The controlling family owns almost 2/3 of stock. There is no independence within the board, all insiders, key employees and "independent" directors have been with the company since the beginning. 


There are some rumors on Malaysian message boards saying that insiders are suppressing the stock price to take it private. 


KSL introduced a dividend policy in 2014 equal to 40% of annual net profit after tax from operations (excluding any fair value gains) and followed it for only 1 year. Management cites the need to conserve cash for development projects, such as the Klang Mall development. 


Management pay is very high at US$11 million per year not only for Malaysia but worldwide for a small cap. The shareholder base has voiced opposition but there isn’t much they can do, especially while having the CEO on the Compensation Committee. However, it can be argued that the pay has been deserved through shareholder value creation.


We believe it is a good risk-reward because book value conservatively represents liquidation value giving us a large margin of safety and allowing for time for the discount to narrow. We believe the risk of take-under is somewhat mitigated by the discount to book value, the track record of profits and the fact that management has never moved against minority shareholders though related party transactions, dilution or any other such way.



Insider buying

The 3 brothers have done little trading in the stock. However, in recent years they’ve stepped it up and from April 2019 to date collectively increased their stake by 8.3 ppts. Their most recent purchases in May 2020 were made at similar price levels as today. In 2019 they paid between RM 0.79 and 0.90.



Outlook for Malaysian real estate

This is a bet on the future of the Malaysian economy at a discount. Malaysia has sustained over four decades of rapid export-led economic growth which has helped it get close to becoming a developed economy. Malaysia has the tailwind of a young population with median age of about 29.


While real estate suffers from supply overhang, prices themselves have decreased little, making real estate companies whose P/B ratios have gradually declined to 0.3-0.5 either a relative bargain or a sign of things to come in the underlying real estate.



Between 2010 and 2019, the average y-o-y increase in house prices of 7.9% surpassed income growth of 5.6%. However, house prices have moderated since 2017. The current median price to income ratio nationally and in the Selangor state is around 4.0, higher than the ideal 3.0 but essentially the same as in the United States. 




Supply and demand

According to data from Statistics Malaysia and its National Property Information Centre (NAPIC), between 2016 and 2019, the number of residential developments increased in tandem with household growth. During that period, about 100,000 new households were formed every year while the annual new completion of residential property was around 80,000 units. 
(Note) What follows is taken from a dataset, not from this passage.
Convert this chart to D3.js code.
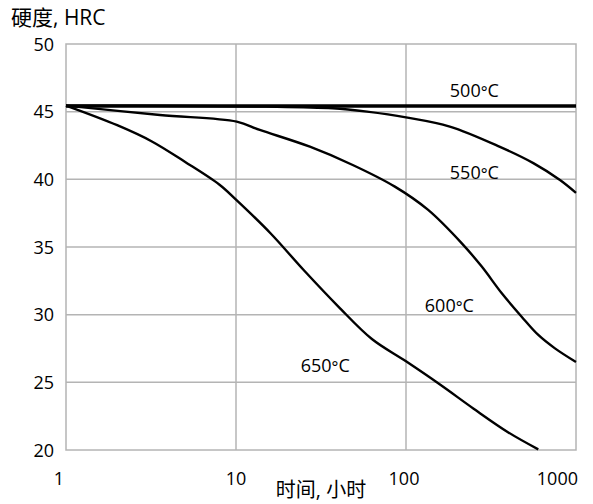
<!DOCTYPE html>
<html>
<head>
<meta charset="utf-8">
<script src="https://cdn.jsdelivr.net/npm/d3@7"></script>
<style>
  body { margin: 0; background: #fff; }
  text { font-family: "Open Sans", "Noto Sans CJK SC", sans-serif; fill: #000; }
</style>
</head>
<body>
<div id="chart"></div>
<script>
// Tempering hardness vs. time (log scale)
const xTicks = [1, 10, 100, 1000];
const yTicks = [20, 25, 30, 35, 40, 45, 50];

const hours500 = [1, 10, 100, 1000];
const hrc500 = [45.42, 45.42, 45.42, 45.42];

const hours550 = [1, 5, 15, 37, 59, 100, 181, 357, 561, 805, 1000];
const hrc550 = [45.45, 45.42, 45.38, 45.25, 45.0, 44.58, 43.9, 42.4, 41.2, 39.95, 39.0];

const hours600 = [1, 3.57, 10.1, 13.8, 27.2, 48.6, 86, 135, 213, 279, 366, 479, 600, 752, 1000];
const hrc600 = [45.45, 44.75, 44.26, 43.65, 42.41, 41.06, 39.46, 37.74, 35.27, 33.55, 31.58, 29.85, 28.5, 27.51, 26.5];

const hours650 = [1, 2, 3.2, 5, 8, 10, 16, 25, 40, 63, 100, 160, 250, 400, 600];
const hrc650 = [45.45, 44.0, 42.8, 41.3, 39.6, 38.5, 36.0, 33.3, 30.6, 28.2, 26.55, 24.8, 23.05, 21.3, 20.05];

const seriesNames = ["500", "550", "600", "650"];
// where each temperature label sits, in data units (hours, HRC)
const labelHours = [181, 181, 129, 24];
const labelHrc = [46.08, 40.03, 30.2, 25.73];

const width = 593;
const height = 504;
const margin = { top: 44, right: 17, bottom: 54, left: 66 };

const svg = d3.select('#chart').append('svg')
    .attr('width', width)
    .attr('height', height);

const x = d3.scaleLog()
    .domain([1, 1000])
    .range([margin.left, width - margin.right]);

const y = d3.scaleLinear()
    .domain([20, 50])
    .range([height - margin.bottom, margin.top]);

const gridColor = '#b4b4b4';

// grid
svg.append('g')
    .selectAll('line')
    .data(yTicks.slice(1, -1))
    .join('line')
    .attr('x1', x(1)).attr('x2', x(1000))
    .attr('y1', d => y(d)).attr('y2', d => y(d))
    .attr('stroke', gridColor).attr('stroke-width', 1.5);

svg.append('g')
    .selectAll('line')
    .data(xTicks.slice(1, -1))
    .join('line')
    .attr('x1', d => x(d)).attr('x2', d => x(d))
    .attr('y1', y(20)).attr('y2', y(50))
    .attr('stroke', gridColor).attr('stroke-width', 1.5);

svg.append('rect')
    .attr('x', x(1)).attr('y', y(50))
    .attr('width', x(1000) - x(1))
    .attr('height', y(20) - y(50))
    .attr('fill', 'none')
    .attr('stroke', gridColor).attr('stroke-width', 1.5);

// y tick labels
svg.append('g')
    .selectAll('text')
    .data(yTicks)
    .join('text')
    .attr('x', margin.left - 12)
    .attr('y', d => y(d) + 6.5)
    .attr('text-anchor', 'end')
    .attr('font-size', 18)
    .text(d => d);

// x tick labels
svg.append('g')
    .selectAll('text')
    .data(xTicks)
    .join('text')
    .attr('x', (d, i) => i === 0 ? x(d) - 2 : (i === xTicks.length - 1 ? x(d) + 2 : x(d) - (d === 100 ? 2 : 0)))
    .attr('y', 485)
    .attr('text-anchor', (d, i) => i === 0 || i === xTicks.length - 1 ? 'end' : 'middle')
    .attr('font-size', 18)
    .text(d => d);

// axis titles
svg.append('text')
    .attr('x', 11).attr('y', 25)
    .attr('font-size', 21)
    .text('硬度, HRC');

svg.append('text')
    .attr('x', (x(1) + x(1000)) / 2).attr('y', 497)
    .attr('text-anchor', 'middle')
    .attr('font-size', 20)
    .text('时间, 小时');

// curves
const line = d3.line()
    .x(d => x(d[0]))
    .y(d => y(d[1]))
    .curve(d3.curveCatmullRom.alpha(0.5));

const series = [
    { hours: hours500, hrc: hrc500, w: 3.3 },
    { hours: hours550, hrc: hrc550, w: 2.4 },
    { hours: hours600, hrc: hrc600, w: 2.4 },
    { hours: hours650, hrc: hrc650, w: 2.4 }
];

svg.append('g')
    .selectAll('path')
    .data(series)
    .join('path')
    .attr('d', s => line(d3.zip(s.hours, s.hrc)))
    .attr('fill', 'none')
    .attr('stroke', '#000')
    .attr('stroke-width', s => s.w)
    .attr('stroke-linejoin', 'round');

// temperature labels
const labels = svg.append('g')
    .selectAll('text')
    .data(seriesNames)
    .join('text')
    .attr('x', (d, i) => x(labelHours[i]))
    .attr('y', (d, i) => y(labelHrc[i]))
    .attr('font-size', 18);

labels.append('tspan').text(d => d);
labels.append('tspan').attr('dy', 1).attr('font-size', 16).text('°');
labels.append('tspan').attr('dy', -1).text('C');
</script>
</body>
</html>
With the population at 32.65 million in 2020, against the existing total residential housing stock of 5.84 million units and the 2019 household size of 3.9 persons, the number of living quarters required is 8.37 million units. It would appear that there is a shortage in housing supply of 2.52 million units in Malaysia.




The near term property market sentiment is expected to improve due to the reintroduction of the Home Ownership Campaign, Real Property Gains Tax (RPGT) exemption, stamp duty exemption, and the removal of the 70 per cent margin of financing limit. Interest rates are at a record low also. 


I do not hold a position with the issuer such as employment, directorship, or consultancy.
I and/or others I advise do not hold a material investment in the issuer's securities.


Recovery in the Malaysian economy and real estate sector.